Dans ce domaine, il y a les traductions par les éditions
Bnei Torah du
Rav Roth-Lumbroso, grand diffuseur de Torah dans la francophonie du XXIème siècle, il n’y a que quelques tomes, sur des chapitres de
Baba Metsia, Baba Batra, Ktouvot et Psa’him, mais avec les commentaires de
Rashi et
Tosfot traduits et expliqués.
Pour avoir des traités entiers, il y a les traductions assistées et commentées par les éditions
Artscroll.
C’est assurément le meilleur travail effectué pour ce qui est du
Talmud Bavli, bien que cette édition comporte aussi parfois quelques erreurs
(je parle de l’édition française, ces erreurs sont absentes de l’édition hébraïque pourtant plus riche et plus fournie !).
(A noter qu’ils ne traduisent pas les commentaires de Rashi et Tosfot, quoi que souvent intégrés dans la traduction ou les notes).
Le Shas
Artscroll n’est pas terminé, mais il l’est en anglais et –je crois- aussi en hébreu.

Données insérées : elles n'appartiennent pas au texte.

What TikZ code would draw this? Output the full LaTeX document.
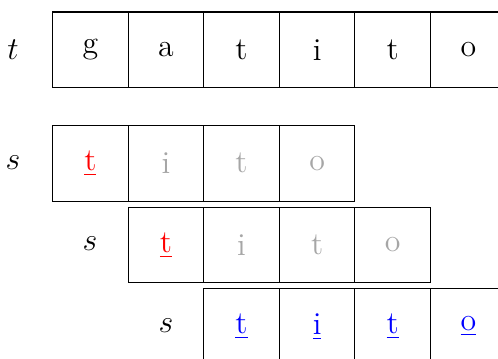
\documentclass[tikz,border=0pt]{standalone}
\begin{document}
\begin{tikzpicture}[x=0.013228cm,y=-0.013228cm,
  cell/.style={draw,rectangle,minimum width=1cm,minimum height=1cm,inner sep=0pt,anchor=north west,font=\large,line width=0.4pt},
  lbl/.style={font=\large},
  faded/.style={text=gray!70},
  hitred/.style={text=red},
  hitblue/.style={text=blue}]
\useasboundingbox (0,0) rectangle (498,359);
\clip (0,0) rectangle (498,359);
% row 1: t
\node[lbl] (lt) at (13,50) {$t$};
\foreach \ch [count=\i from 0] in {g,a,t,i,t,o}
  \node[cell] (a\i) at (52+75.6*\i,11.5) {\ch};
% row 2: s at shift 0
\node[lbl] (ls1) at (13,163) {$s$};
\node[cell,hitred] (b0) at (52,125) {\underline{t}};
\foreach \ch [count=\i from 1] in {i,t,o}
  \node[cell,faded] (b\i) at (52+75.6*\i,125) {\ch};
% row 3: s at shift 1
\node[lbl] (ls2) at (90,244) {$s$};
\node[cell,hitred] (c0) at (127.6,206.7) {\underline{t}};
\foreach \ch [count=\i from 1] in {i,t,o}
  \node[cell,faded] (c\i) at (127.6+75.6*\i,206.7) {\ch};
% row 4: s at shift 2
\node[lbl] (ls3) at (166,326) {$s$};
\foreach \ch [count=\i from 0] in {t,i,t,o}
  \node[cell,hitblue] (d\i) at (203.2+75.6*\i,288.3) {\underline{\ch}};
\end{tikzpicture}
\end{document}
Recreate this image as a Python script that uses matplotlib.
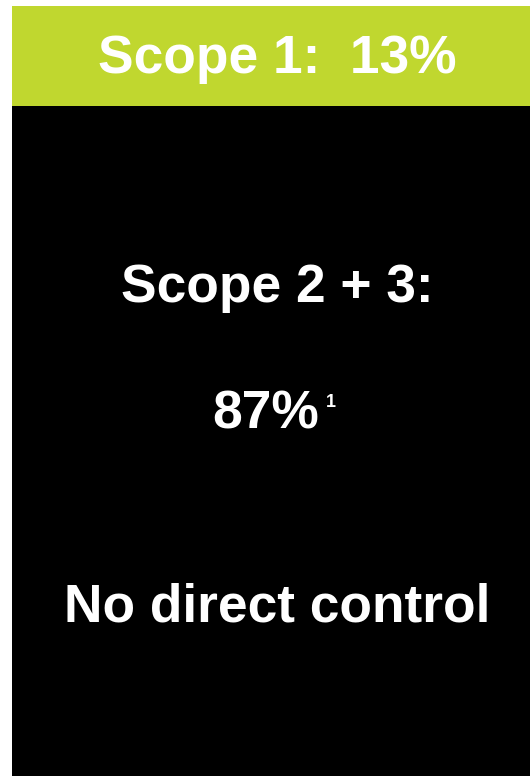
import matplotlib
matplotlib.use('Agg')
from matplotlib import pyplot as plt

plt.rcParams['font.family'] = ['Liberation Sans', 'DejaVu Sans']

# data
segments = ['Scope 2 + 3', 'Scope 1']
shares = [87, 13]
colors = ['#000000', '#c0d72f']


def main():
    fig = plt.figure(figsize=(5.3, 7.76), dpi=100)
    ax = fig.add_axes([12 / 530, 0, 518 / 530, 770 / 776])
    bottom = 0
    for name, val, col in zip(segments, shares, colors):
        ax.bar(0, val, width=1, bottom=bottom, color=col, linewidth=0)
        bottom += val
    ax.set_xlim(-0.5, 0.5)
    ax.set_ylim(0, sum(shares))
    ax.axis('off')

    big = dict(color='white', fontsize=38.3, fontweight='bold', ha='center', va='baseline')
    xc = 0.012
    ax.text(xc, 91.3, 'Scope 1:  %d%%' % shares[1], **big)
    ax.text(xc, 61.6, 'Scope 2 + 3:', **big)
    ax.text(-0.011, 45.1, '%d%%' % shares[0], **big)
    ax.text(0.115, 47.9, '1', color='white', fontsize=13,
            fontweight='bold', ha='center', va='baseline')
    ax.text(xc, 20.0, 'No direct control', **big)

    fig.savefig('out.png', dpi=100)


if __name__ == '__main__':
    main()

Certains considèrent qu’il ne convient pas d’y avoir recours, mais voyez ce que j’écris à ce sujet ici :
http://www.techouvot.com/connaissances-vt15039.html
(dans mon post du 5 juillet 2012 et les messages suivants)
Enfin, concrètement, pour vous répondre, si vous souhaitez acheter tout le
Shoul’han Aroukh ou tout le
Shas Bavli en français, je ne pense pas que vous puissiez trouver ça en vente.
Pour ce qui est du
Yeroushalmi, la traduction de
R. M. Schwab se vend sur les sites de revente d’occasion mais à un prix très élevé généralement.
Pour le
Bavli, vous trouverez certains traités traduits par
Artscroll et d’autres que je vous indiquai plus haut, mais pas tout le Shas.
Quant au
Shoul’han Aroukh, même la traduction de
De Pauly est rarissime.
PS: vu la longueur du post, je ne me relis pas, désolé pour les éventuelles fautes.